# What the task asks
The data below holds a line containing "Write the seaborn" and a line containing "div_parent_y = [0, 77, 213, 326, 461, 461]"; please quote exactly those two lines and every line between them, and nothing else.

Figure scripts
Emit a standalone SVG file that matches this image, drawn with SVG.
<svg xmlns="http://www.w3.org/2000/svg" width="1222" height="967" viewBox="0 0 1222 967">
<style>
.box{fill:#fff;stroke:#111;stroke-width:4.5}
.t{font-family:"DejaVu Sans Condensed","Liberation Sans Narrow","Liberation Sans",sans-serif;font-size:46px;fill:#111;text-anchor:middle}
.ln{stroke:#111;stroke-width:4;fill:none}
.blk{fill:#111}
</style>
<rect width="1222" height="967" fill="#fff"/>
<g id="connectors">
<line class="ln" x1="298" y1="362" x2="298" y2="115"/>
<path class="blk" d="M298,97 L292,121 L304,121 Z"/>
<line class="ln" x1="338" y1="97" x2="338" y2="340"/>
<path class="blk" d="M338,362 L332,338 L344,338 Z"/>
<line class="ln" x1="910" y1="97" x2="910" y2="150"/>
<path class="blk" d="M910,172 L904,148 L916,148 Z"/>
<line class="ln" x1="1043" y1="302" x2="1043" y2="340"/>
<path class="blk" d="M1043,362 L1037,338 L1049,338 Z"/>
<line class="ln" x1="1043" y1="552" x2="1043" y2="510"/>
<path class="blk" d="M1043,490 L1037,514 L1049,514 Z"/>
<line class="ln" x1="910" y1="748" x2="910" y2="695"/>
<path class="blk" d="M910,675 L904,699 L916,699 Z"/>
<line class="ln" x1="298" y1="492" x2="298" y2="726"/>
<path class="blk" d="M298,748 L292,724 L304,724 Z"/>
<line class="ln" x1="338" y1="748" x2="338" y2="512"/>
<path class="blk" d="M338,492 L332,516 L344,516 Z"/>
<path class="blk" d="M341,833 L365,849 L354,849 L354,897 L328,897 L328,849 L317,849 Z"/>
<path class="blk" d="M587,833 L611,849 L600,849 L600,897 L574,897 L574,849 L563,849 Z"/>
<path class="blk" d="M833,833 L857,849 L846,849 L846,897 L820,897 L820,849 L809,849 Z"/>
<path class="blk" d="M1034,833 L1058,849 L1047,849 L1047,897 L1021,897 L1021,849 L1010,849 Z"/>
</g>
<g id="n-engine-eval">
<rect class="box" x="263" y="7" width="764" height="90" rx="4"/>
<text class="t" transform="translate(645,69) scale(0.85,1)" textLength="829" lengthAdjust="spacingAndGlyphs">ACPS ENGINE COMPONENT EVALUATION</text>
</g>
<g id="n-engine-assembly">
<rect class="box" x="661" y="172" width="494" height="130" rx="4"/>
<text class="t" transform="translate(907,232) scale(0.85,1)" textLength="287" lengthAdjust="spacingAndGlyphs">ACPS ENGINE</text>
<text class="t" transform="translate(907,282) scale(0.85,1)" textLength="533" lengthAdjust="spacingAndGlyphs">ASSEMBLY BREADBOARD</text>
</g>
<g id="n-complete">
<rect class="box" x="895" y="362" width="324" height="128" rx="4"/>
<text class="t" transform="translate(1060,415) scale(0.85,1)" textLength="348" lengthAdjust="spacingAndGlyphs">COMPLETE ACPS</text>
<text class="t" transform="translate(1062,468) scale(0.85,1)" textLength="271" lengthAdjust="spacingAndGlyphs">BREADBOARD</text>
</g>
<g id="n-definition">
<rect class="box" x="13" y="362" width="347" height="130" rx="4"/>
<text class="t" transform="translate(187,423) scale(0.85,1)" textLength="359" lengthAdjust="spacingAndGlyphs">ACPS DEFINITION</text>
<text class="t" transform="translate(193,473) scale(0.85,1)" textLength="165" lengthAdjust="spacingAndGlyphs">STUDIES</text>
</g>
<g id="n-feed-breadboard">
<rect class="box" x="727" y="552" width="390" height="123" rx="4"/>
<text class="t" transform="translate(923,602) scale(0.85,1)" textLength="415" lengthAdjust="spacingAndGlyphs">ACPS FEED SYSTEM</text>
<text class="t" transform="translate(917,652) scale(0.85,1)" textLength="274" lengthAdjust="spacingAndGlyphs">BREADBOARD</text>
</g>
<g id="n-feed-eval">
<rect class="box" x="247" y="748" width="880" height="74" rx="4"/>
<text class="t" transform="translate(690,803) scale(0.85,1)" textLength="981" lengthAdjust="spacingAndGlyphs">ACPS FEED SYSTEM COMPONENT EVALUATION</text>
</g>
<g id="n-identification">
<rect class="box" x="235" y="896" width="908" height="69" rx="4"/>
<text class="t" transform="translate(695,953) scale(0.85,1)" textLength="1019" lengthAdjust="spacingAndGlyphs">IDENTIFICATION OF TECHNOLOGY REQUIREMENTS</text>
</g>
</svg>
...
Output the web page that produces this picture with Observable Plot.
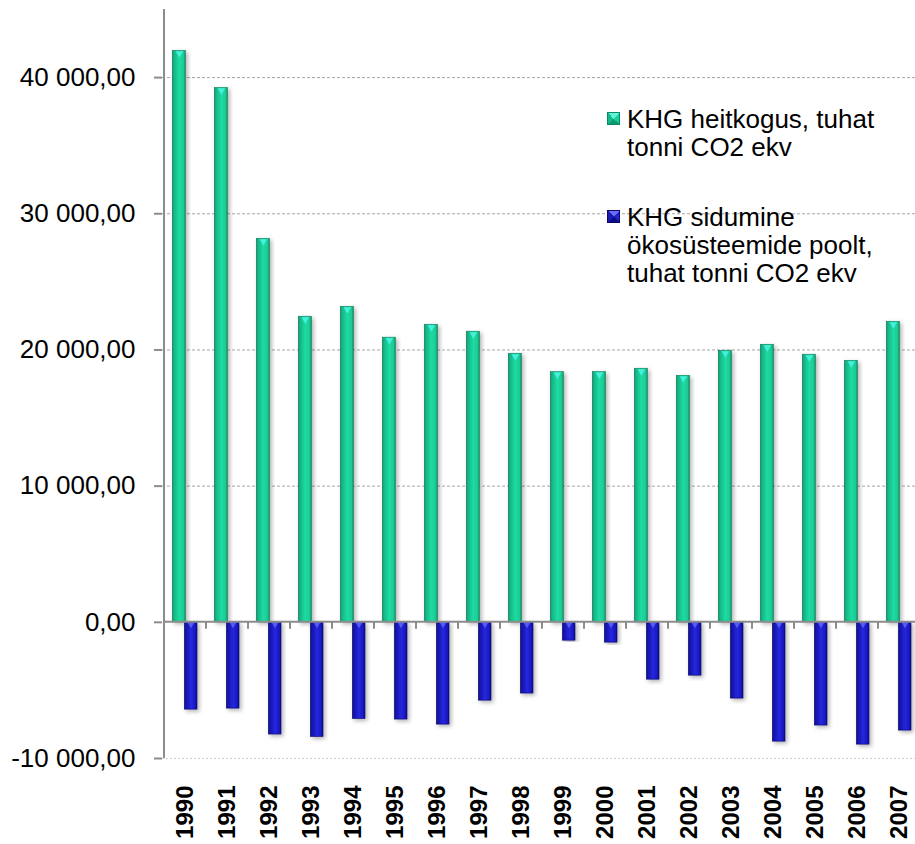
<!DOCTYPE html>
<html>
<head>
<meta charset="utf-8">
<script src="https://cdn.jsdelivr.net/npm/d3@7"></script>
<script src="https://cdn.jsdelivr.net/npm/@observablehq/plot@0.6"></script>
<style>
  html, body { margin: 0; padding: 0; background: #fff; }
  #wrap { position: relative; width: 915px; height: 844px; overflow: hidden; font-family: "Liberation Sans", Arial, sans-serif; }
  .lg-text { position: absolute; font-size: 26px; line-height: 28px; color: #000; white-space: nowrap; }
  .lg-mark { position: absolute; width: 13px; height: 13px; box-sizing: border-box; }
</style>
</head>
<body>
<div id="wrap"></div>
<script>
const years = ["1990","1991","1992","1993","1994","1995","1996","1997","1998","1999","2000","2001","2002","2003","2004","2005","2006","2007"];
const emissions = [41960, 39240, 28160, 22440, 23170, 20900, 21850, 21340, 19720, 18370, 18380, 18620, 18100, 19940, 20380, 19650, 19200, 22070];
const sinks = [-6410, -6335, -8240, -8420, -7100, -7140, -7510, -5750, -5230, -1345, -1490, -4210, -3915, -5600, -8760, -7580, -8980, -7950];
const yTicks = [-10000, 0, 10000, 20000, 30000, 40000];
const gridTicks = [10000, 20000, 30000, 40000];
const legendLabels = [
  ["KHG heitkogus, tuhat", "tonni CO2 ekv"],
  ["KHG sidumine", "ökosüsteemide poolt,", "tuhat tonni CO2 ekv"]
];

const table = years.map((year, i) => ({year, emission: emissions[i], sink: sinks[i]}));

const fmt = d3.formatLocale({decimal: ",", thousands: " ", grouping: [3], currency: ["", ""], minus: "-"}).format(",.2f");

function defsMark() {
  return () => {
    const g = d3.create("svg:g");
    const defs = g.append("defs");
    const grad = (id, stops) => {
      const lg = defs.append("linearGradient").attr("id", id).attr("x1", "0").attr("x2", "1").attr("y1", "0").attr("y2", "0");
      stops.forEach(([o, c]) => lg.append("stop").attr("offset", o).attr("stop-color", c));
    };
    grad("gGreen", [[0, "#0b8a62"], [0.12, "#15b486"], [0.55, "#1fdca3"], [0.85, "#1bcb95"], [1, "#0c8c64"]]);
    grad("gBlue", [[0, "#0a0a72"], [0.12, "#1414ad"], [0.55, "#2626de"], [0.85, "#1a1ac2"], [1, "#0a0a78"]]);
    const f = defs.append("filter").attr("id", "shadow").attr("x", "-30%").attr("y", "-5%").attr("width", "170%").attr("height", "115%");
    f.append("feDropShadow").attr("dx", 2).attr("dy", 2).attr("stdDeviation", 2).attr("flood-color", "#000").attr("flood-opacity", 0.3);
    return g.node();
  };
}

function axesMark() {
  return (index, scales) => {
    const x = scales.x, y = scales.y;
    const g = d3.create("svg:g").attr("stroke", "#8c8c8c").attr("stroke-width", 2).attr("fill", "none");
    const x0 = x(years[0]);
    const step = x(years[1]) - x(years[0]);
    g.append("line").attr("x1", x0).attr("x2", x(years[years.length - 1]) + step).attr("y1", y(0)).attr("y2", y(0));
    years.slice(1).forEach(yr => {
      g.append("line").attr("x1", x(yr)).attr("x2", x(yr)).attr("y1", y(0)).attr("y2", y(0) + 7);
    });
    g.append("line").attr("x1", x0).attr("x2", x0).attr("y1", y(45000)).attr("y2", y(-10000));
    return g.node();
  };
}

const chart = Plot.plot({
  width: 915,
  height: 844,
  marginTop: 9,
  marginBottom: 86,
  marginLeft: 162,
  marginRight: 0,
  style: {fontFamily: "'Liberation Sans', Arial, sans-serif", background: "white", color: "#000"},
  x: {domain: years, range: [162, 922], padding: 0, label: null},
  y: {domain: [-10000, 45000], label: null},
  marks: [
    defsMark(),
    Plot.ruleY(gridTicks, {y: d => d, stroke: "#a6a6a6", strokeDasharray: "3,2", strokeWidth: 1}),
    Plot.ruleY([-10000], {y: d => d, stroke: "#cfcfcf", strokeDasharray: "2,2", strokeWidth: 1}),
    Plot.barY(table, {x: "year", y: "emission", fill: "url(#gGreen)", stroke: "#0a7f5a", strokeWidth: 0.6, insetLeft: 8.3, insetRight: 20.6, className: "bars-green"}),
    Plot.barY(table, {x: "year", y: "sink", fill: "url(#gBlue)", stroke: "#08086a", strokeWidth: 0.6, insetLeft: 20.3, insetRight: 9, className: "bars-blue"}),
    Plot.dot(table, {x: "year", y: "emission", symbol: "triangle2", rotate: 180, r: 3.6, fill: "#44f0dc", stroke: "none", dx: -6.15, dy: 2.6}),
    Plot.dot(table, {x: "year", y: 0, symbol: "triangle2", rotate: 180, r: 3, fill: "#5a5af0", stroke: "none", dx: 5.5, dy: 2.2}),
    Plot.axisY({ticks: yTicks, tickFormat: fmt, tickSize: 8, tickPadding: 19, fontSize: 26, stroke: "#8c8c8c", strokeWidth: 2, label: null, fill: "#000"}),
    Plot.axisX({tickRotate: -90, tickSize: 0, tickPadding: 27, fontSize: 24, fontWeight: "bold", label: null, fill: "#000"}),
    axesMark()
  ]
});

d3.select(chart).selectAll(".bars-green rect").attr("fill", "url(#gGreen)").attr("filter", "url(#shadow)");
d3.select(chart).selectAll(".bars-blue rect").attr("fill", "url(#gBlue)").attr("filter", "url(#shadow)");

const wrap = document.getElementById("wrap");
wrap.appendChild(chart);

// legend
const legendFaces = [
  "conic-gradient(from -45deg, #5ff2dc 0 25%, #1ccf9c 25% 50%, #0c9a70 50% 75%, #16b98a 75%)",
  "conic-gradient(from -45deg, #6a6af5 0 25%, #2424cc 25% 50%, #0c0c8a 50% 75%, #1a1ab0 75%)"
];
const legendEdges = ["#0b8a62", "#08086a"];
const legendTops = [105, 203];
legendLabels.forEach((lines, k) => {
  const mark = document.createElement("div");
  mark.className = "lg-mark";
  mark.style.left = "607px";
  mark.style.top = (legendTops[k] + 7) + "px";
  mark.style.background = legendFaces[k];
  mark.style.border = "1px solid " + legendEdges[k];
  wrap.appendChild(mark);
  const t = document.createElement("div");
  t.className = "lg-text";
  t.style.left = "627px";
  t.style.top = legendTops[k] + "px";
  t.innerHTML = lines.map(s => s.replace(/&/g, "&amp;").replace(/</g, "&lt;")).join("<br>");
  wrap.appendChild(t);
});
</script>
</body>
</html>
...
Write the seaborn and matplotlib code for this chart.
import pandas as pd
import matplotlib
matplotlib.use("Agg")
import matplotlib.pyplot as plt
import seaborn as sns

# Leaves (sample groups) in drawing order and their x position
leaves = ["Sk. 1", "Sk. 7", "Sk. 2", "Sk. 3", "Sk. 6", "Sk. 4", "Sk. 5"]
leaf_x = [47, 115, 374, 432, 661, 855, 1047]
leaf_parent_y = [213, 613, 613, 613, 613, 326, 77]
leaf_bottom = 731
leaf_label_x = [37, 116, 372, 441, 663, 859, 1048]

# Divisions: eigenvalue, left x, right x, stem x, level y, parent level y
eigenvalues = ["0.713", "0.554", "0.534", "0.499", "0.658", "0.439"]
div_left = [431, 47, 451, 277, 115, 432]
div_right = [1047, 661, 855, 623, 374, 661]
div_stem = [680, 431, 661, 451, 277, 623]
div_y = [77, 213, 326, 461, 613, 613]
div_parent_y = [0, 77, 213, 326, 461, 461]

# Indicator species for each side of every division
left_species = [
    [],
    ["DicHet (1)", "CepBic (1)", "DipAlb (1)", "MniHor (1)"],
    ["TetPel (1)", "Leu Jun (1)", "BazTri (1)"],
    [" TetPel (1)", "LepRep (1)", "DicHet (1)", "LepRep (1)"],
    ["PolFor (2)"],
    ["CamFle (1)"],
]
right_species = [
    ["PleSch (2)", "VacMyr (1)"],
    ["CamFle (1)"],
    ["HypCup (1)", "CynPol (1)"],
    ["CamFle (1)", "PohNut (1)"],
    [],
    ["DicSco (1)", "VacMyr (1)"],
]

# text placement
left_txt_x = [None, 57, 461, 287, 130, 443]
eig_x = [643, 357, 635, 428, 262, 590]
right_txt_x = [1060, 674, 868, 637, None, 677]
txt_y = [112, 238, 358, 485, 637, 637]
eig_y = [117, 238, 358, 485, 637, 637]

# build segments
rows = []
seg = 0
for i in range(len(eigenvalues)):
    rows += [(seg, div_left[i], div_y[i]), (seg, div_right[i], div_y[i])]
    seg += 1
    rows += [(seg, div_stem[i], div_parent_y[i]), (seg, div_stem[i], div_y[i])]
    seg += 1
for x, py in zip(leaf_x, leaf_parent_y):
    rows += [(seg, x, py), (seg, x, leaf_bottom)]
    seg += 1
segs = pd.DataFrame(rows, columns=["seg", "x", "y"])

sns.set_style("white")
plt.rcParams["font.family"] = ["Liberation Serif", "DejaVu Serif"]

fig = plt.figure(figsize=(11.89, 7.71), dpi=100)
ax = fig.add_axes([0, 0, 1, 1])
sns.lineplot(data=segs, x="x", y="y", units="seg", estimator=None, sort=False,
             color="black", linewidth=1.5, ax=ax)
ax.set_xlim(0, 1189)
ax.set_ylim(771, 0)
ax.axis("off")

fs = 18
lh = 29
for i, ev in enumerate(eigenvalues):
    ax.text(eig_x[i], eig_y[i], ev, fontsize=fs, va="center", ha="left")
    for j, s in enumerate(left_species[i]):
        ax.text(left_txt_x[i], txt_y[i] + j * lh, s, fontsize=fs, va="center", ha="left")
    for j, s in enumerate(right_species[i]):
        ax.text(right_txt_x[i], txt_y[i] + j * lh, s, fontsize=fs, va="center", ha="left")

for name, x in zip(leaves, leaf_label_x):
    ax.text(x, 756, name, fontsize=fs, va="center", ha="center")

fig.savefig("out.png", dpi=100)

# The response
Write the seaborn and matplotlib code for this chart.
import pandas as pd
import matplotlib
matplotlib.use("Agg")
import matplotlib.pyplot as plt
import seaborn as sns

# Leaves (sample groups) in drawing order and their x position
leaves = ["Sk. 1", "Sk. 7", "Sk. 2", "Sk. 3", "Sk. 6", "Sk. 4", "Sk. 5"]
leaf_x = [47, 115, 374, 432, 661, 855, 1047]
leaf_parent_y = [213, 613, 613, 613, 613, 326, 77]
leaf_bottom = 731
leaf_label_x = [37, 116, 372, 441, 663, 859, 1048]

# Divisions: eigenvalue, left x, right x, stem x, level y, parent level y
eigenvalues = ["0.713", "0.554", "0.534", "0.499", "0.658", "0.439"]
div_left = [431, 47, 451, 277, 115, 432]
div_right = [1047, 661, 855, 623, 374, 661]
div_stem = [680, 431, 661, 451, 277, 623]
div_y = [77, 213, 326, 461, 613, 613]
div_parent_y = [0, 77, 213, 326, 461, 461]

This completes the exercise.